Most of the songs are about wanting to date someone, wanting to have sex with someone, being mad at someone you care about, feeling like awesomesauce and wanting to impress the object of your attraction, or drugs and alcohol. Some few songs are political or protest songs. These themes get combined and recombined endlessly. Pop music is called trite for this reason. But . . . but why shouldn’t my kids listen to this? Pop music holds concerns they share, it holds the concerns they are growing into. It describes in a visceral way the joy of being happy and young and knowing you are worthy. It describes the pain of being told you are not. Pop music discusses love, foolhardiness, anger, resentment. It discusses both bad decisions and great risks.
Pop music is frequently derided as having simple lyrics, and lacking in depth or complexity of language. And it does — if one is a reasonably educated adult with a lot of experience with lyrics. But the language used in music is a language of metaphor, allusion, and pun. It’s a language built in cultural reference after cultural reference. It’s a language of slang, a language of cliche. Listening to pop music is like being Picard talking to Dathon in the Star Trek: The Next Generation episode “Darmok.” You have to already know what the singer is referring to to understand what they mean.
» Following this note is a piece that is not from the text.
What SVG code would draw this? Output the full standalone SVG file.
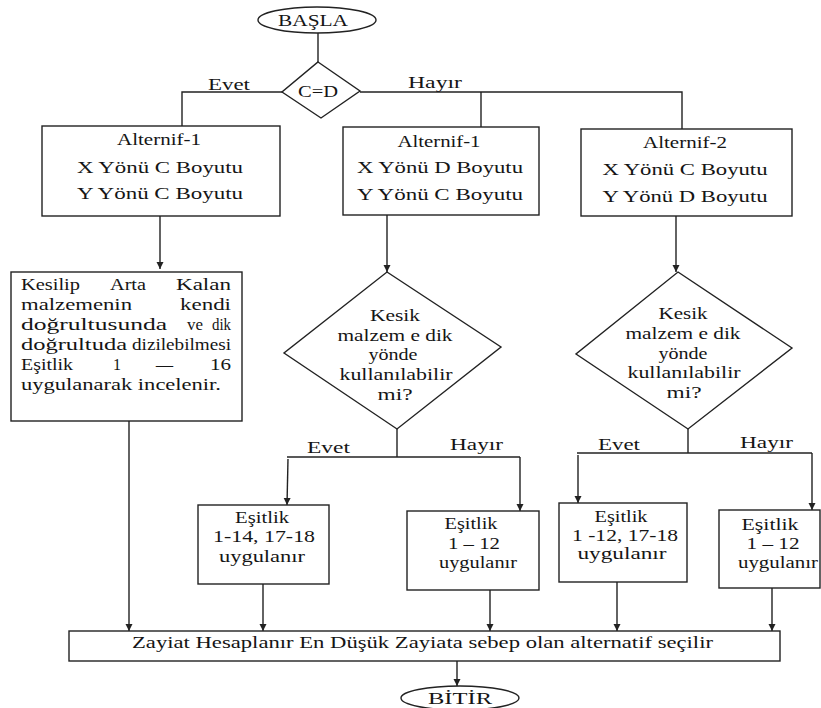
<svg xmlns="http://www.w3.org/2000/svg" width="821" height="708" viewBox="0 0 821 708">
<style>
.s{fill:#fff;stroke:#222;stroke-width:1.4}
.c{fill:none;stroke:#222;stroke-width:1.4}
text{font-family:"Liberation Serif","DejaVu Serif","Times New Roman",serif;font-size:16px;fill:#151515}
.m{text-anchor:middle}
.e{text-anchor:end}
</style>
<defs>
<marker id="a" markerUnits="userSpaceOnUse" markerWidth="8" markerHeight="8" refX="7" refY="3.5" orient="auto">
<path d="M0,0 L7,3.5 L0,7 z" fill="#222"/>
</marker>
</defs>
<rect width="821" height="708" fill="#fff"/>
<g id="connectors" font-family="Liberation Serif, serif">
<path class="c" d="M318,33 V62"/>
<path class="c" d="M282,92 H182 V126"/>
<path class="c" d="M360,92 H682 V129"/>
<path class="c" d="M481,92 V127"/>
<path class="c" d="M160,216 V269" marker-end="url(#a)"/>
<path class="c" d="M387,215 V272" marker-end="url(#a)"/>
<path class="c" d="M676,216 V272" marker-end="url(#a)"/>
<path class="c" d="M129,421 V631" marker-end="url(#a)"/>
<path class="c" d="M397,429 V457"/>
<path class="c" d="M287,457 H520"/>
<path class="c" d="M288,459 L287,505" marker-end="url(#a)"/>
<path class="c" d="M520,457 V511" marker-end="url(#a)"/>
<path class="c" d="M688,429 V453"/>
<path class="c" d="M577,453 H812"/>
<path class="c" d="M578,455 V503" marker-end="url(#a)"/>
<path class="c" d="M812,453 V510" marker-end="url(#a)"/>
<path class="c" d="M263,584 V631" marker-end="url(#a)"/>
<path class="c" d="M490,590 V631" marker-end="url(#a)"/>
<path class="c" d="M617,582 V631" marker-end="url(#a)"/>
<path class="c" d="M772,588 V631" marker-end="url(#a)"/>
<path class="c" d="M457,661 V686" marker-end="url(#a)"/>
<text x="208" y="90" textLength="42" lengthAdjust="spacingAndGlyphs">Evet</text>
<text x="408" y="88" textLength="54" lengthAdjust="spacingAndGlyphs">Hayır</text>
<text x="307" y="453" textLength="43" lengthAdjust="spacingAndGlyphs">Evet</text>
<text x="450" y="450" textLength="53" lengthAdjust="spacingAndGlyphs">Hayır</text>
<text x="598" y="450" textLength="42" lengthAdjust="spacingAndGlyphs">Evet</text>
<text x="740" y="448" textLength="53" lengthAdjust="spacingAndGlyphs">Hayır</text>
</g>
<g id="start">
<ellipse class="s" cx="317" cy="20" rx="59" ry="13"/>
<text x="313" y="26" class="m" textLength="70" lengthAdjust="spacingAndGlyphs">BAŞLA</text>
</g>
<g id="decision-cd">
<polygon class="s" points="318,62 360,91 321,118 282,92"/>
<text x="318" y="97" class="m" textLength="40" lengthAdjust="spacingAndGlyphs">C=D</text>
</g>
<g id="box-alt1-c">
<rect class="s" x="42" y="126" width="238" height="90"/>
<text x="159" y="145" class="m" textLength="84" lengthAdjust="spacingAndGlyphs">Alternif-1</text>
<text x="160" y="173" class="m" textLength="166" lengthAdjust="spacingAndGlyphs">X Yönü C Boyutu</text>
<text x="160" y="199" class="m" textLength="166" lengthAdjust="spacingAndGlyphs">Y Yönü C Boyutu</text>
</g>
<g id="box-alt1-d">
<rect class="s" x="343" y="127" width="196" height="88"/>
<text x="439" y="147" class="m" textLength="83" lengthAdjust="spacingAndGlyphs">Alternif-1</text>
<text x="440" y="173" class="m" textLength="166" lengthAdjust="spacingAndGlyphs">X Yönü D Boyutu</text>
<text x="440" y="200" class="m" textLength="166" lengthAdjust="spacingAndGlyphs">Y Yönü C Boyutu</text>
</g>
<g id="box-alt2">
<rect class="s" x="581" y="129" width="211" height="87"/>
<text x="685" y="148" class="m" textLength="84" lengthAdjust="spacingAndGlyphs">Alternif-2</text>
<text x="685" y="175" class="m" textLength="165" lengthAdjust="spacingAndGlyphs">X Yönü C Boyutu</text>
<text x="685" y="202" class="m" textLength="165" lengthAdjust="spacingAndGlyphs">Y Yönü D Boyutu</text>
</g>
<g id="box-kesilip">
<rect class="s" x="11" y="272" width="231" height="149"/>
<text x="21" y="290" textLength="59" lengthAdjust="spacingAndGlyphs">Kesilip</text>
<text x="110" y="290" textLength="36" lengthAdjust="spacingAndGlyphs">Arta</text>
<text x="231" y="290" class="e" textLength="55" lengthAdjust="spacingAndGlyphs">Kalan</text>
<text x="21" y="310" textLength="111" lengthAdjust="spacingAndGlyphs">malzemenin</text>
<text x="231" y="310" class="e" textLength="51" lengthAdjust="spacingAndGlyphs">kendi</text>
<text x="21" y="330" textLength="146" lengthAdjust="spacingAndGlyphs">doğrultusunda</text>
<text x="187" y="330" textLength="16" lengthAdjust="spacingAndGlyphs">ve</text>
<text x="231" y="330" class="e" textLength="19" lengthAdjust="spacingAndGlyphs">dik</text>
<text x="21" y="350" textLength="106" lengthAdjust="spacingAndGlyphs">doğrultuda</text>
<text x="231" y="350" class="e" textLength="99" lengthAdjust="spacingAndGlyphs">dizilebilmesi</text>
<text x="21" y="370" textLength="52" lengthAdjust="spacingAndGlyphs">Eşitlik</text>
<text x="113" y="370">1</text>
<text x="156" y="370" textLength="17" lengthAdjust="spacingAndGlyphs">–</text>
<text x="231" y="370" class="e" textLength="21" lengthAdjust="spacingAndGlyphs">16</text>
<text x="21" y="390" textLength="200" lengthAdjust="spacingAndGlyphs">uygulanarak incelenir.</text>
</g>
<g id="decision-mid">
<polygon class="s" points="387,272 501,347 397,429 284,353"/>
<text x="395" y="321" class="m" textLength="50" lengthAdjust="spacingAndGlyphs">Kesik</text>
<text x="395" y="341" class="m" textLength="115" lengthAdjust="spacingAndGlyphs">malzem e dik</text>
<text x="393" y="360" class="m" textLength="49" lengthAdjust="spacingAndGlyphs">yönde</text>
<text x="396" y="380" class="m" textLength="113" lengthAdjust="spacingAndGlyphs">kullanılabilir</text>
<text x="395" y="400" class="m" textLength="35" lengthAdjust="spacingAndGlyphs">mi?</text>
</g>
<g id="decision-right">
<polygon class="s" points="678,272 792,348 688,429 576,354"/>
<text x="683" y="319" class="m" textLength="49" lengthAdjust="spacingAndGlyphs">Kesik</text>
<text x="683" y="339" class="m" textLength="115" lengthAdjust="spacingAndGlyphs">malzem e dik</text>
<text x="683" y="359" class="m" textLength="49" lengthAdjust="spacingAndGlyphs">yönde</text>
<text x="684" y="378" class="m" textLength="113" lengthAdjust="spacingAndGlyphs">kullanılabilir</text>
<text x="684" y="398" class="m" textLength="35" lengthAdjust="spacingAndGlyphs">mi?</text>
</g>
<g id="box-esitlik-a">
<rect class="s" x="198" y="505" width="131" height="79"/>
<text x="262" y="523" class="m" textLength="54" lengthAdjust="spacingAndGlyphs">Eşitlik</text>
<text x="264" y="542" class="m" textLength="102" lengthAdjust="spacingAndGlyphs">1-14, 17-18</text>
<text x="262" y="562" class="m" textLength="86" lengthAdjust="spacingAndGlyphs">uygulanır</text>
</g>
<g id="box-esitlik-b">
<rect class="s" x="407" y="511" width="132" height="79"/>
<text x="471" y="529" class="m" textLength="53" lengthAdjust="spacingAndGlyphs">Eşitlik</text>
<text x="474" y="549" class="m" textLength="52" lengthAdjust="spacingAndGlyphs">1 – 12</text>
<text x="478" y="568" class="m" textLength="78" lengthAdjust="spacingAndGlyphs">uygulanır</text>
</g>
<g id="box-esitlik-c">
<rect class="s" x="559" y="503" width="128" height="79"/>
<text x="621" y="522" class="m" textLength="53" lengthAdjust="spacingAndGlyphs">Eşitlik</text>
<text x="625" y="541" class="m" textLength="106" lengthAdjust="spacingAndGlyphs">1 -12, 17-18</text>
<text x="622" y="559" class="m" textLength="89" lengthAdjust="spacingAndGlyphs">uygulanır</text>
</g>
<g id="box-esitlik-d">
<rect class="s" x="719" y="510" width="101" height="78"/>
<text x="770" y="530" class="m" textLength="57" lengthAdjust="spacingAndGlyphs">Eşitlik</text>
<text x="773" y="549" class="m" textLength="53" lengthAdjust="spacingAndGlyphs">1 – 12</text>
<text x="778" y="568" class="m" textLength="80" lengthAdjust="spacingAndGlyphs">uygulanır</text>
</g>
<g id="box-zayiat">
<rect class="s" x="69" y="631" width="711" height="30"/>
<text x="132" y="648" textLength="581" lengthAdjust="spacingAndGlyphs">Zayiat Hesaplanır En Düşük Zayiata sebep olan alternatif seçilir</text>
</g>
<g id="end">
<ellipse class="s" cx="460" cy="698" rx="59" ry="12"/>
<text x="460" y="704" class="m" textLength="64" lengthAdjust="spacingAndGlyphs" font-size="15">BİTİR</text>
</g>
</svg>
Let’s take “Check Yes Juliet,” by We the Kings, as one example.
Check yes Juliet
Are you with me
Rain is falling down on the sidewalk
I won’t go until you come outside
Check yes Juliet kill the limbo
I’ll keep throwing rocks at your window
There’s no turning back for us tonight
Lace up your shoes
Here’s how we do
Run baby run
Don’t ever look back
They’ll tear us apart if you give them the chance
Don’t sell your heart, say we’re not meant to be
Run baby run, forever will be
You and me
Questions my kids asked: Why is he telling her to run? What’s limbo? Why is he throwing rocks? Who is tearing them apart? Why won’t he go?
Luckily, my kids are familiar with the story of Romeo and Juliet. So I started there. “The song is comparing the love between the singer and the girl he likes to the love of Romeo and Juliet. In both the song and the story, the lovers’ families don’t want them to date, so they run away together.” That’s a start, but then I had to explain the custom/cliche of throwing pebbles at a window to get someone’s attention. I explained limbo, mentioning that it was originally the name of an imaginary place where the ghosts of dead people wait forever without knowing what will happen, so “limbo” these days just means a ton of waiting uncertainly.
That was one song. I’m getting through the three-to-four minute songs in about eight minutes each. But I don’t really mind. It’s all homeschooling, all teaching the kids how the world works. If they get their start in conducting literary textual analysis by talking about Lady Gaga on the way to and from circus class, I will be the last person to object.